I’ve been at university for six months now, and I have yet to set my foot into a store selling new clothing. I don’t even think of that as an accomplishment. I just proudly wear my UBC Free Store clothing and tell everyone I meet about how amazing it is, how accessible it is and how free it is. The more we all openly discuss and support the idea of reuse, the more normal it becomes. You’d be surprised how acceptable reuse actually is in society, yet each one of us thinks that we will be labeled for wearing clothing, or using cookware or writing with half-empty pens that lacked tags when we picked them up. Trust me, be proud to show off those items. Be proud as you walk out of any second-hand store or Free Store with a new outfit to show off. Be proud to dumpster dive for ball gowns or food (I’ve done both!) and organize clothing swaps or sharing fairs. Maybe you can trade your bike-fixing skills for a free haircut!
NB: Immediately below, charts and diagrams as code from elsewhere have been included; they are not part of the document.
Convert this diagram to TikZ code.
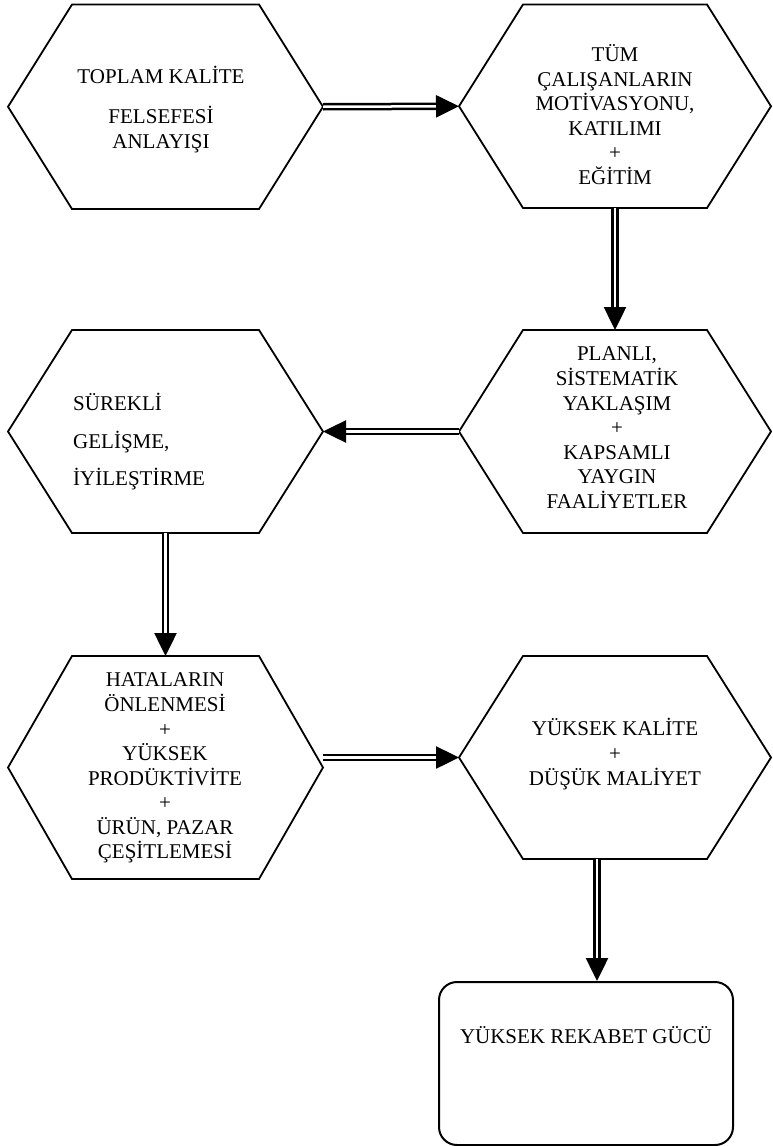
\documentclass[tikz,border=0pt]{standalone}
\usepackage{fontspec}
\setmainfont{Liberation Serif}
\usetikzlibrary{arrows.meta}

% outline of a hexagon with pointed left and right ends, built on a bare box node
\newcommand\hexframe[1]{%
  \draw[frame] ([xshift=64pt]#1.north west) -- ([xshift=-64pt]#1.north east)
    -- (#1.east) -- ([xshift=-64pt]#1.south east)
    -- ([xshift=64pt]#1.south west) -- (#1.west) -- cycle;}

\begin{document}
\begin{tikzpicture}[x=1pt,y=-1pt,
  hexbox/.style={draw=none,inner sep=0pt,outer sep=0pt},
  frame/.style={draw=black,line width=1.8pt,line join=miter},
  hextext/.style={inner sep=0pt,align=center,anchor=north,
    font=\fontsize{21}{24.5}\selectfont},
  flow/.style={draw=black,double=white,line width=2.5pt,double distance=2.5pt,
    -{Triangle[length=23pt,width=22pt]}},
  endbox/.style={draw=black,line width=2pt,rounded corners=18pt,inner sep=0pt,
    minimum width=294pt,text height=61pt,text depth=102pt,
    font=\fontsize{21}{24.5}\selectfont}]

\useasboundingbox (0,0) rectangle (772,1146);

% hexagon boxes
\node[hexbox,minimum width=315pt,minimum height=204.5pt] (h1) at (165.5,106.75) {};
\node[hexbox,minimum width=312pt,minimum height=203.5pt] (h2) at (615,106.25) {};
\node[hexbox,minimum width=312pt,minimum height=203pt]   (h3) at (615,431.5) {};
\node[hexbox,minimum width=315pt,minimum height=203pt]   (h4) at (165.5,431.5) {};
\node[hexbox,minimum width=315pt,minimum height=223pt]   (h5) at (165.5,767.5) {};
\node[hexbox,minimum width=312pt,minimum height=203pt]   (h6) at (615,757.5) {};
\foreach \h in {h1,h2,h3,h4,h5,h6} {\hexframe{\h}}

% texts
\node[hextext] (t1) at (161,65.85)
  {\strut TOPLAM KALİTE\\[14.5pt] FELSEFESİ\\ ANLAYIŞI};
\node[hextext] (t2) at (615,44.55)
  {\strut TÜM\\ ÇALIŞANLARIN\\ MOTİVASYONU,\\ KATILIMI\\ +\\ EĞİTİM};
\node[hextext] (t3) at (617,342.85)
  {\strut PLANLI,\\ SİSTEMATİK\\ YAKLAŞIM\\ +\\ KAPSAMLI\\ YAYGIN\\ FAALİYETLER};
\node[hextext,align=left,anchor=north west] (t4) at (73,392.85)
  {\strut SÜREKLİ\\[12.5pt] GELİŞME,\\[12.5pt] İYİLEŞTİRME};
\node[hextext] (t5) at (165,668.85)
  {\strut HATALARIN\\ ÖNLENMESİ\\ +\\ YÜKSEK\\ PRODÜKTİVİTE\\ +\\ ÜRÜN, PAZAR\\ ÇEŞİTLEMESİ};
\node[hextext] (t6) at (615,717.85)
  {\strut YÜKSEK KALİTE\\[0.5pt] +\\[0.5pt] DÜŞÜK MALİYET};

% final box
\node[endbox] (r) at (586,1063.5) {YÜKSEK REKABET GÜCÜ};

% connectors
\draw[flow] (h1.east) -- (h2.west);
\draw[flow] (h2.south) -- (h3.north);
\draw[flow] (h3.west) -- (h4.east);
\draw[flow] (h4.south) -- (h5.north);
\draw[flow] (h6.west -| h5.east) -- (h6.west);
\coordinate (c6) at ([xshift=-18pt]h6.south);
\draw[flow] (c6) -- (c6 |- r.north);

\end{tikzpicture}
\end{document}
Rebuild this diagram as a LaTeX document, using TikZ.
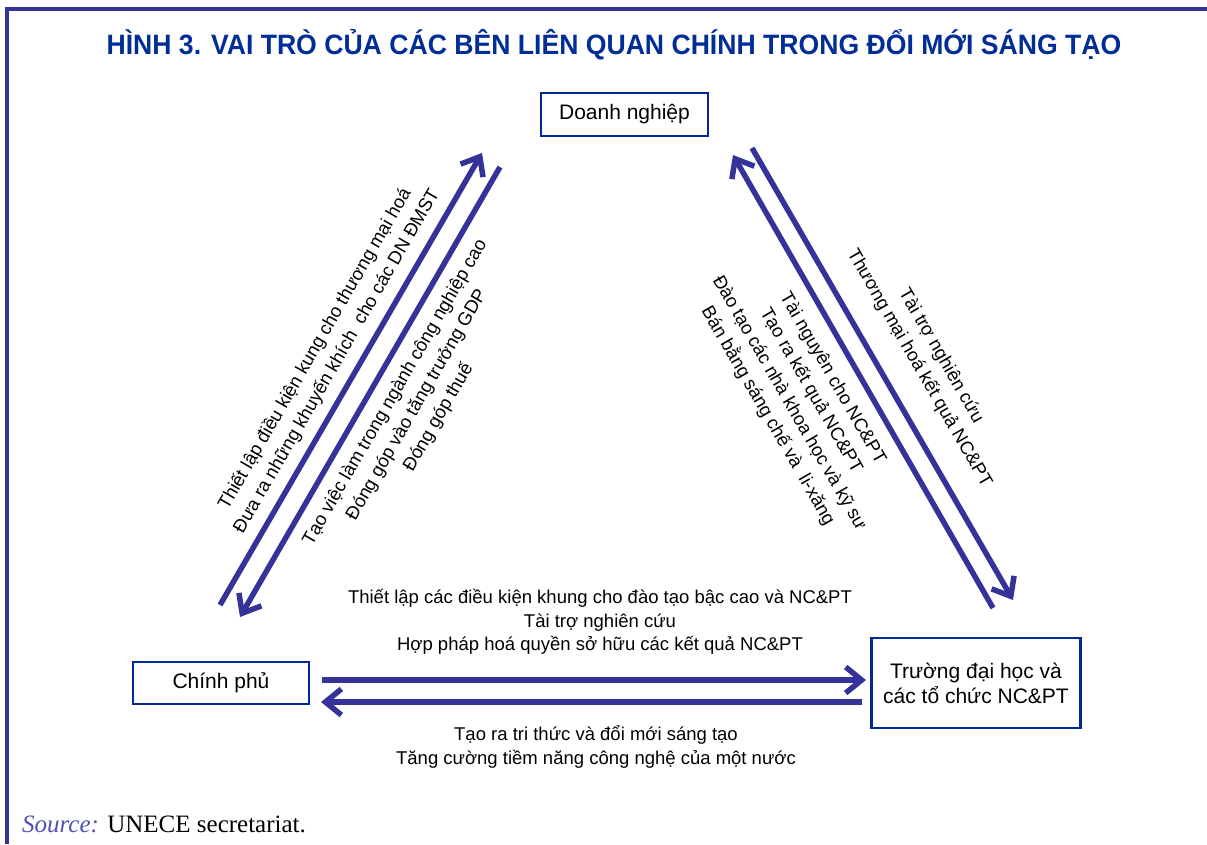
\documentclass[tikz,border=0pt]{standalone}
\usepackage{fontspec}
\setmainfont{Liberation Sans}
\newfontfamily\srcfont{Liberation Serif}
\usepackage{xcolor}
\usetikzlibrary{arrows.meta}
\definecolor{framecol}{RGB}{51, 51, 153}
\definecolor{titleblue}{RGB}{0, 45, 150}
\definecolor{boxblue}{RGB}{0, 40, 150}
\definecolor{srcblue}{RGB}{80, 80, 180}

\tikzset{
  actor/.style={draw=boxblue, line width=2.4pt, fill=white, font=\fontsize{21}{25}\selectfont,
    align=center, inner sep=0pt},
  flow/.style={framecol, line width=5.5pt, -{Straight Barb[length=16pt, width=26pt]}},
  role/.style={font=\fontsize{18.5}{25}\selectfont, align=center, inner sep=0pt},
}

\begin{document}
\begin{tikzpicture}[x=1pt,y=-1pt]
\useasboundingbox (0,0) rectangle (1207,844);
% Frame
\draw[framecol, line width=4pt] (7,844) -- (7,9) -- (1207,9);
% Title
\node[titleblue, font=\fontsize{28}{32}\selectfont\bfseries] (title) at (614,45)
  {\scalebox{0.95}[1]{HÌNH 3. VAI TRÒ CỦA CÁC BÊN LIÊN QUAN CHÍNH TRONG ĐỔI MỚI SÁNG TẠO}};
% Actors
\node[actor, minimum width=167pt, minimum height=43pt] (dn) at (624.5,114.5) {Doanh nghiệp};
\node[actor, minimum width=176pt, minimum height=42pt] (cp) at (221,683) {Chính phủ};
\node[actor, minimum width=209pt, minimum height=90pt] (dh) at (976,683) {Trường đại học và\\các tổ chức NC\&PT};
% Arrow ends
\coordinate (cp1) at (220,605);  \coordinate (dn1) at (482,153);
\coordinate (dn2) at (500,167);  \coordinate (cp2) at (240,617);
\coordinate (dh1) at (993,608);  \coordinate (dn3) at (733,155);
\coordinate (dn4) at (752,148);  \coordinate (dh2) at (1013,600);
\coordinate (cp3) at (322,680);  \coordinate (dh3) at (866,680);
\coordinate (dh4) at (862,702);  \coordinate (cp4) at (321,702);
% Flows
\draw[flow] (cp1) -- (dn1);
\draw[flow] (dn2) -- (cp2);
\draw[flow] (dh1) -- (dn3);
\draw[flow] (dn4) -- (dh2);
\draw[flow] (cp3) -- (dh3);
\draw[flow] (dh4) -- (cp4);
% Roles
\node[role, rotate=60] (gov2biz) at (326,355)
  {Thiết lập điều kiện kung cho thương mại hoá\\Đưa ra những khuyến khích\ \ cho các DN ĐMST};
\node[role, rotate=60] (biz2gov) at (417,405)
  {Tạo việc làm trong ngành công nghiệp cao\\Đóng góp vào tăng trưởng GDP\\Đóng góp thuế};
\node[role, rotate=-60] (biz2uni) at (930,362)
  {Tài trợ nghiên cứu\\Thương mại hoá kết quả NC\&PT};
\node[role, rotate=-60] (uni2biz) at (800,397)
  {Tài nguyên cho NC\&PT\\Tạo ra kết quả NC\&PT\\Đào tạo các nhà khoa học và kỹ sư\\Bán bằng sáng chế và\ \ li-xăng};
\node[role, font=\fontsize{18.5}{23.5}\selectfont] (gov2uni) at (600,622)
  {Thiết lập các điều kiện khung cho đào tạo bậc cao và NC\&PT\\Tài trợ nghiên cứu\\Hợp pháp hoá quyền sở hữu các kết quả NC\&PT};
\node[role, font=\fontsize{18.5}{23.5}\selectfont] (uni2gov) at (596,747)
  {Tạo ra tri thức và đổi mới sáng tạo\\Tăng cường tiềm năng công nghệ của một nước};
% Source
\node[anchor=base west, inner sep=0pt, font=\srcfont\fontsize{25}{29}\selectfont] (src) at (22,832)
  {\textcolor{srcblue}{\itshape Source:} UNECE secretariat.};
\end{tikzpicture}
\end{document}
Visit the UBC Free Store and see what it has to offer! It might be a struggle to make reducing, reusing and recycling a worldwide, accepted way of life, but the way to start is to proudly demonstrate your subscription to this lifestyle. History has a way of repeating itself, so let’s make those repetitions as positive as possible, because maybe one day, every child’s joy will be a new bag of hand-me-downs and the knowledge that they are adding to a conscious and positive society.